Give an exact copy of every line, leaving images out.

__________________________________________________

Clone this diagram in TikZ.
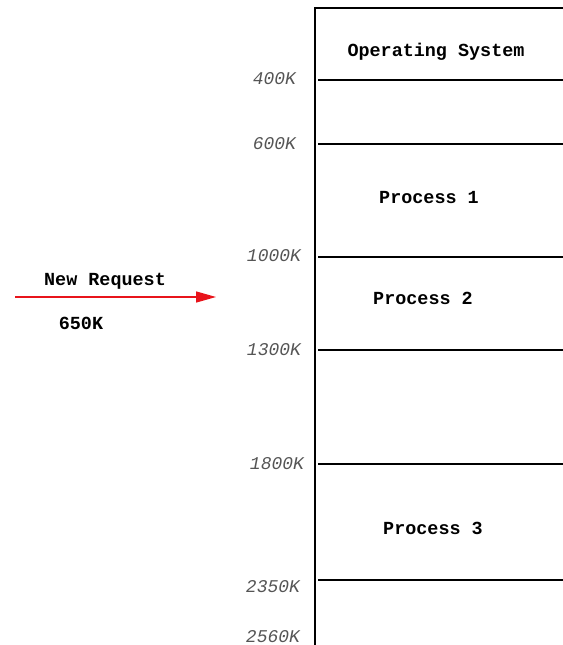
\documentclass[tikz,border=0pt]{standalone}
\usepackage{fontspec}
\setmonofont{Liberation Mono}
\usetikzlibrary{arrows.meta}
\definecolor{addrgray}{HTML}{555555}
\definecolor{reqred}{HTML}{E8141B}
\begin{document}
\begin{tikzpicture}[x=1bp,y=-1bp,
  addr/.style={anchor=east,inner sep=0pt,text=addrgray,
    font=\fontsize{18}{20}\selectfont\ttfamily\itshape},
  part/.style={inner sep=0pt,font=\fontsize{18.5}{20}\selectfont\ttfamily\bfseries},
  wall/.style={line width=1.6bp,black},
  divider/.style={line width=1.6bp,black}]
\useasboundingbox (0,0) rectangle (563,645);

% memory column
\coordinate (topL) at (315,8);
\coordinate (topR) at (563,8);
\coordinate (botL) at (315,645);
\draw[wall] (botL) -- (topL) -- (topR);

% partition boundaries and their addresses
\foreach \y/\lab/\lx/\ly/\nm in {80/400K/296/79/a, 144/600K/296/144/b, 257/1000K/301/256/c,
    350/1300K/301/350/d, 464/1800K/304/464/e, 580/2350K/300/587/f} {
  \coordinate (l\nm) at (318,\y);
  \coordinate (r\nm) at (563,\y);
  \draw[divider] (l\nm) -- (r\nm);
  \node[addr] (t\nm) at (\lx,\ly) {\lab};
}
\node[addr] (tg) at (300,637) {2560K};

% partition contents
\node[part] (os) at (436,52) {Operating System};
\node[part] (p1) at (429,198) {Process 1};
\node[part] (p2) at (423,298) {Process 2};
\node[part] (p3) at (433,528) {Process 3};

% incoming request
\node[part] (req) at (105,281) {New Request};
\node[part] (size) at (81,323) {650K};
\coordinate (arrS) at (15,297);
\coordinate (arrE) at (216,297);
\draw[reqred,line width=1.4bp,-{Triangle[length=20bp,width=11bp]}] (arrS) -- (arrE);
\end{tikzpicture}
\end{document}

__________________________________________________

• _TASK RESPONSE_
Clone this diagram in TikZ.
\documentclass[tikz,border=0pt]{standalone}
\usepackage{fontspec}
\setmonofont{Liberation Mono}
\usetikzlibrary{arrows.meta}
\definecolor{addrgray}{HTML}{555555}
\definecolor{reqred}{HTML}{E8141B}
\begin{document}
\begin{tikzpicture}[x=1bp,y=-1bp,
  addr/.style={anchor=east,inner sep=0pt,text=addrgray,
    font=\fontsize{18}{20}\selectfont\ttfamily\itshape},
  part/.style={inner sep=0pt,font=\fontsize{18.5}{20}\selectfont\ttfamily\bfseries},
  wall/.style={line width=1.6bp,black},
  divider/.style={line width=1.6bp,black}]
\useasboundingbox (0,0) rectangle (563,645);

% memory column
\coordinate (topL) at (315,8);
\coordinate (topR) at (563,8);
\coordinate (botL) at (315,645);
\draw[wall] (botL) -- (topL) -- (topR);

% partition boundaries and their addresses
\foreach \y/\lab/\lx/\ly/\nm in {80/400K/296/79/a, 144/600K/296/144/b, 257/1000K/301/256/c,
    350/1300K/301/350/d, 464/1800K/304/464/e, 580/2350K/300/587/f} {
  \coordinate (l\nm) at (318,\y);
  \coordinate (r\nm) at (563,\y);
  \draw[divider] (l\nm) -- (r\nm);
  \node[addr] (t\nm) at (\lx,\ly) {\lab};
}
\node[addr] (tg) at (300,637) {2560K};

% partition contents
\node[part] (os) at (436,52) {Operating System};
\node[part] (p1) at (429,198) {Process 1};
\node[part] (p2) at (423,298) {Process 2};
\node[part] (p3) at (433,528) {Process 3};

% incoming request
\node[part] (req) at (105,281) {New Request};
\node[part] (size) at (81,323) {650K};
\coordinate (arrS) at (15,297);
\coordinate (arrE) at (216,297);
\draw[reqred,line width=1.4bp,-{Triangle[length=20bp,width=11bp]}] (arrS) -- (arrE);
\end{tikzpicture}
\end{document}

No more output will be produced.